Skank-o-ween 2007

October 30th, 2007 12:00 AM

On the eve of Halloween stories are dotting the mainstream media landscape about the sleazy costumes for young girls this trick-or-treating season. 


From a front page article in The Washington Post, to a feature on Newsweek.com, and similar stories in outlets ranging from phillyBurbs.com, WKBW-TV in Buffalo, New York, and even the Globe and Mail in Canada, the plethora of skanky, smutty costumes seems to be the story du jour this Halloween.


    Page 18 of the November 5 print edition of Newsweek:  “One version of a Little Bo Peep costume for preteens, on sale at Buy Costumes.com, has a corset and knee high stockings.  An Army-girl costume is labeled 'Major Flirt.'”

    Page 1 of the October 30thWashington Post:  “Gabby Cirenza wanted to be a referee for Halloween. The outfit she liked had a micro-mini black skirt and a form-fitting black and white-striped spandex top held together with black laces running up the flesh-exposing sides. She looked admiringly at the thigh-high black go-go boots that could be bought as an accessory. And she thought the little bunny on the chest was cute. 'Absolutely not,' said her mother, Cheryl. 'That is so not happening.' Gabby is 11.”

The costume choices for young girls this year are making parents cringe.  Several of the media reports on this story focused on the tug of war between parents and daughters.  Some reported that parents caved in to the kids' desires, others like the mom and daughter featured in the Post's article detailed the parents' victory for modesty.


However, all of the media outlets report the same sad bottom line.  As The Washington Post stated: “Bawdy Halloween costumes … have become the season's hottest sellers in recent years.”


The online Newsweek feature took the story into a broader cultural context.  The story quoted a costume buyer from “catalog giant Lillian Vernon,” who said the sexy costumes are “simply reflections of pop culture.”  The buyer, Jackie MacDonald, followed up by saying, “We don't want to say they're sexier, just more confident.”

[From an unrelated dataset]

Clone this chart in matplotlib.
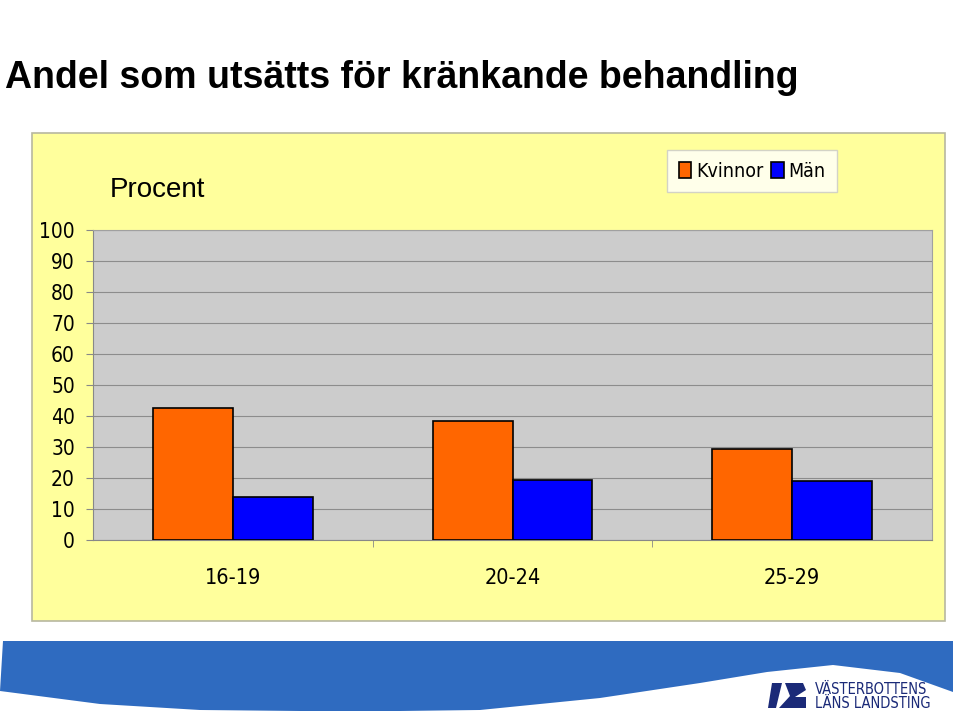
import numpy as np
import matplotlib
matplotlib.use("Agg")
import matplotlib.pyplot as plt
from matplotlib.patches import Rectangle, Polygon

# data
age_groups = ["16-19", "20-24", "25-29"]
kvinnor = [42.5, 38.3, 29.2]
man = [14.0, 19.5, 18.9]
y_ticks = list(range(0, 101, 10))

W, H = 960, 716
plt.rcParams["font.family"] = ["Liberation Sans", "DejaVu Sans"]
# narrow font for ticks and legend (reference uses Arial Narrow)
narrow = dict(family="DejaVu Sans", stretch="condensed")

fig = plt.figure(figsize=(W / 100, H / 100), dpi=100)
fig.patch.set_facecolor("white")

# background decorations in pixel coordinates
bg = fig.add_axes([0, 0, 1, 1], zorder=0)
bg.set_xlim(0, W)
bg.set_ylim(H, 0)
bg.axis("off")

bg.add_patch(Rectangle((32, 133), 913, 488, facecolor="#ffff9c",
                       edgecolor="#b8b8a0", lw=1.2))

# blue wave banner at the bottom
xs = [0, 100, 200, 300, 400, 480, 600, 700, 767, 833, 900, 953]
ys = [691, 704, 710, 711, 711, 710, 698, 683, 672, 665, 673, 692]
top = [(953, 641), (3, 641)]
bg.add_patch(Polygon(list(zip(xs, ys)) + top, closed=True,
                     facecolor="#2f6bc0", edgecolor="none"))

# logo
navy = "#1b2a78"
bg.add_patch(Polygon([(772, 683), (782, 683), (776, 708), (768, 708)],
                     closed=True, facecolor=navy))
bg.add_patch(Polygon([(785, 683), (803, 683), (806, 690), (795, 697),
                      (806, 697), (806, 708), (779, 708), (790, 696)],
                     closed=True, facecolor=navy))
bg.text(815, 689, "VÄSTERBOTTENS", fontsize=10.5, color=navy, va="center",
        **narrow)
bg.text(815, 703, "LÄNS LANDSTING", fontsize=10.5, color=navy, va="center",
        **narrow)

# title
bg.text(5, 78, "Andel som utsätts för kränkande behandling", fontsize=27,
        fontweight="bold", va="center", ha="left", color="black")
bg.text(110, 190, "Procent", fontsize=20, va="center", ha="left")

# chart
ax = fig.add_axes([93 / W, (H - 540) / H, 839 / W, 310 / H], zorder=2)
ax.set_facecolor("#cccccc")
x = np.arange(len(age_groups))
bw = 0.286
b1 = ax.bar(x - bw / 2, kvinnor, bw, color="#ff6600", edgecolor="black",
            lw=1.2, label="Kvinnor", zorder=3)
b2 = ax.bar(x + bw / 2, man, bw, color="#0000ff", edgecolor="black",
            lw=1.2, label="Män", zorder=3)

ax.set_xlim(-0.5, 2.5)
ax.set_ylim(0, 100)
ax.set_yticks(y_ticks)
ax.set_yticklabels([str(v) for v in y_ticks], fontsize=15, **narrow)
ax.set_xticks(x)
ax.set_xticklabels(age_groups, fontsize=15.5, **narrow)
ax.set_xticks([0.5, 1.5], minor=True)
ax.tick_params(axis="x", which="major", length=0, pad=20)
ax.tick_params(axis="x", which="minor", length=5, color="#888888")
ax.tick_params(axis="y", length=5, color="#888888", pad=8)
ax.grid(axis="y", color="#8c8c8c", lw=0.8, zorder=1)
for s in ["top", "right"]:
    ax.spines[s].set_color("#a0a0a0")
ax.spines["left"].set_color("#888888")
ax.spines["bottom"].set_color("#888888")

leg = fig.legend(handles=[b1, b2], loc="upper left",
                 bbox_to_anchor=(667 / W, 1 - 150 / H), ncol=2,
                 frameon=True, fancybox=False, handlelength=0.65,
                 handleheight=0.9, handletextpad=0.25, columnspacing=0.4,
                 borderpad=0.6, borderaxespad=0,
                 prop=dict(size=14, **narrow))
leg.get_frame().set_edgecolor("#c8c8c8")
leg.get_frame().set_linewidth(1.0)

fig.savefig("out.png", dpi=100)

Newsweek reporter Matthew Phillips dug deeper, interviewing representatives from the American Psychological Association's (APA) Task Force on the Sexualization of Girls.  The APA released a report in February of 2007 saying girls are depicted in a “sexualized manner” by mainstream media throughout U.S. culture. 


It is no surprise, given the sexualized media messages that inundate them, that these same girls want to be “Midnight Fairy Rock Girl” or “Scar-let Pirate.”  Folks handing out candy to trick-or-treaters tomorrow night can expect to see lots of young girls showing skin on their doorstep.


In the Newsweek feature, sadly entitled “Eye Candy,” the reporter does cite findings from the APA's report that should serve as a wake-up call to parents and media producers.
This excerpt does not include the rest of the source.